**Do this:** Begin at the first line of the data and copy each line through the one containing "import plotly.graph_objects as go", that line included, with no pictures.

**Source excerpt:**
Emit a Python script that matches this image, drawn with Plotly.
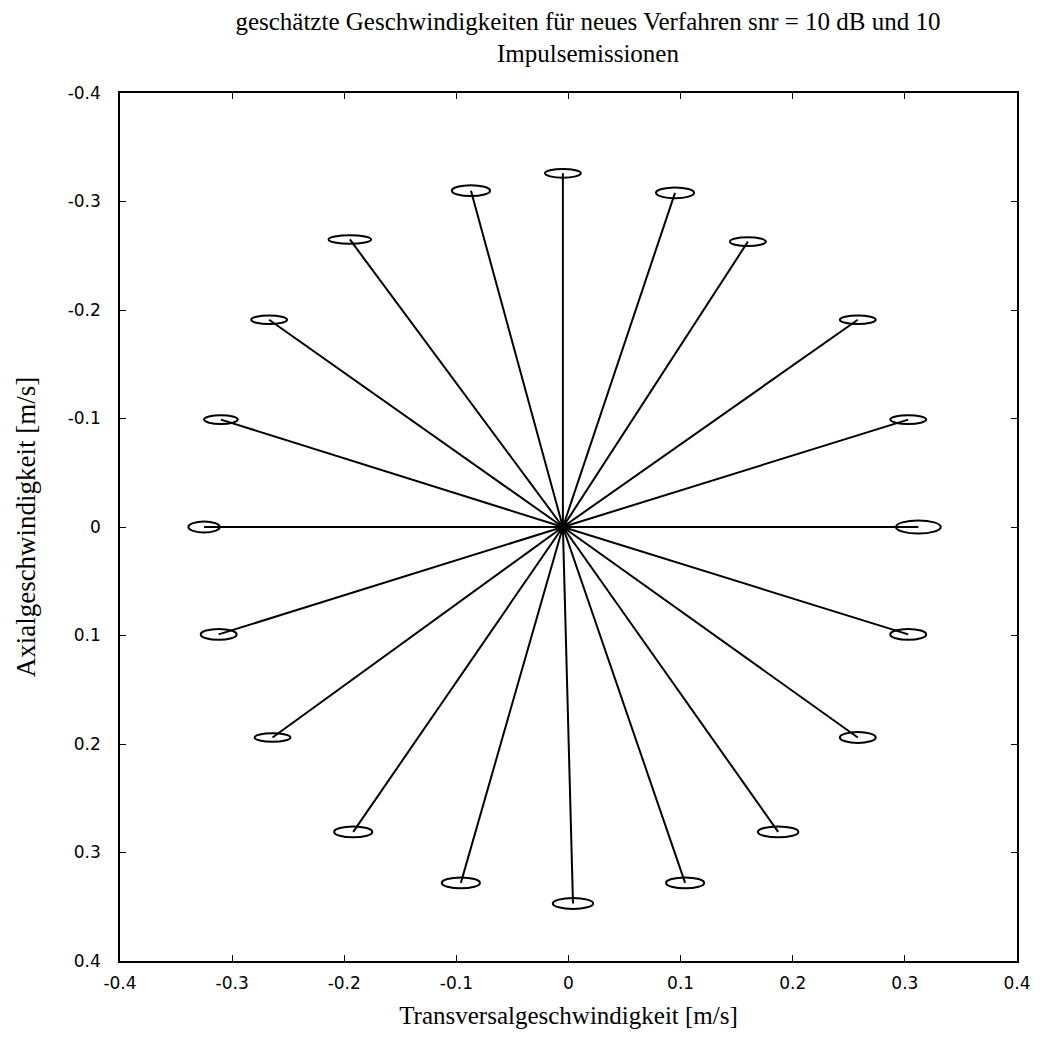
import plotly.graph_objects as go

# estimated end points of the velocity vectors [m/s]
end_x = [-0.005, 0.095, 0.160, 0.258, 0.303, 0.312, 0.303, 0.258, 0.187, 0.104,
         0.004, -0.096, -0.192, -0.264, -0.312, -0.325, -0.310, -0.267, -0.195, -0.087]
end_y = [-0.326, -0.308, -0.263, -0.191, -0.099, 0.000, 0.099, 0.194, 0.281, 0.328,
         0.347, 0.328, 0.281, 0.194, 0.099, 0.000, -0.099, -0.191, -0.265, -0.310]
# semi-axes of the scatter ellipses [m/s]
ell_a = [0.016, 0.017, 0.016, 0.016, 0.016, 0.020, 0.016, 0.016, 0.018, 0.017,
         0.018, 0.017, 0.017, 0.016, 0.016, 0.014, 0.015, 0.016, 0.019, 0.017]
ell_b = [0.004, 0.005, 0.004, 0.004, 0.004, 0.006, 0.005, 0.005, 0.005, 0.005,
         0.005, 0.005, 0.005, 0.004, 0.005, 0.005, 0.004, 0.004, 0.004, 0.005]
origin_x = -0.005
origin_y = 0.0

tick_vals = [-0.4, -0.3, -0.2, -0.1, 0, 0.1, 0.2, 0.3, 0.4]
tick_text = ["-0.4", "-0.3", "-0.2", "-0.1", "0", "0.1", "0.2", "0.3", "0.4"]

SERIF = "Liberation Serif, Times New Roman, serif"
SANS = "DejaVu Sans, Arial, sans-serif"

fig = go.Figure()
for ex, ey in zip(end_x, end_y):
    fig.add_trace(go.Scatter(x=[origin_x, ex], y=[origin_y, ey], mode="lines",
                             line=dict(color="black", width=2), showlegend=False,
                             hoverinfo="skip"))
fig.add_trace(go.Scatter(x=[origin_x], y=[origin_y], mode="markers",
                         marker=dict(color="black", size=11), showlegend=False))

for ex, ey, a, b in zip(end_x, end_y, ell_a, ell_b):
    fig.add_shape(type="circle", xref="x", yref="y",
                  x0=ex - a, x1=ex + a, y0=ey - b, y1=ey + b,
                  line=dict(color="black", width=2))

axis_common = dict(range=[-0.4, 0.4], tickvals=tick_vals, ticktext=tick_text,
                   showgrid=False, zeroline=False, showline=True, mirror="ticks",
                   linecolor="black", linewidth=1.5, ticks="inside", ticklen=6,
                   tickcolor="black",
                   tickfont=dict(family=SANS, size=17, color="black"))

fig.update_layout(
    width=1045, height=1043,
    paper_bgcolor="white", plot_bgcolor="white",
    margin=dict(l=112, r=36, t=85, b=90),
    title=dict(text="geschätzte Geschwindigkeiten für neues Verfahren snr = 10 dB und 10<br>Impulsemissionen",
               x=0.555, xanchor="center", y=0.979, yanchor="top",
               font=dict(family=SERIF, size=25, color="black")),
    xaxis=dict(**axis_common, ticklabelstandoff=6,
               title=dict(text="Transversalgeschwindigkeit [m/s]",
                          font=dict(family=SERIF, size=25, color="black"),
                          standoff=14)),
    yaxis=dict(**axis_common, autorange=False, ticklabelstandoff=14,
               title=dict(text="Axialgeschwindigkeit [m/s]",
                          font=dict(family=SERIF, size=27, color="black"),
                          standoff=24)),
)
fig.update_yaxes(range=[0.4, -0.4])

fig.write_html("out.html")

**Output of the exercise:**
Emit a Python script that matches this image, drawn with Plotly.
import plotly.graph_objects as go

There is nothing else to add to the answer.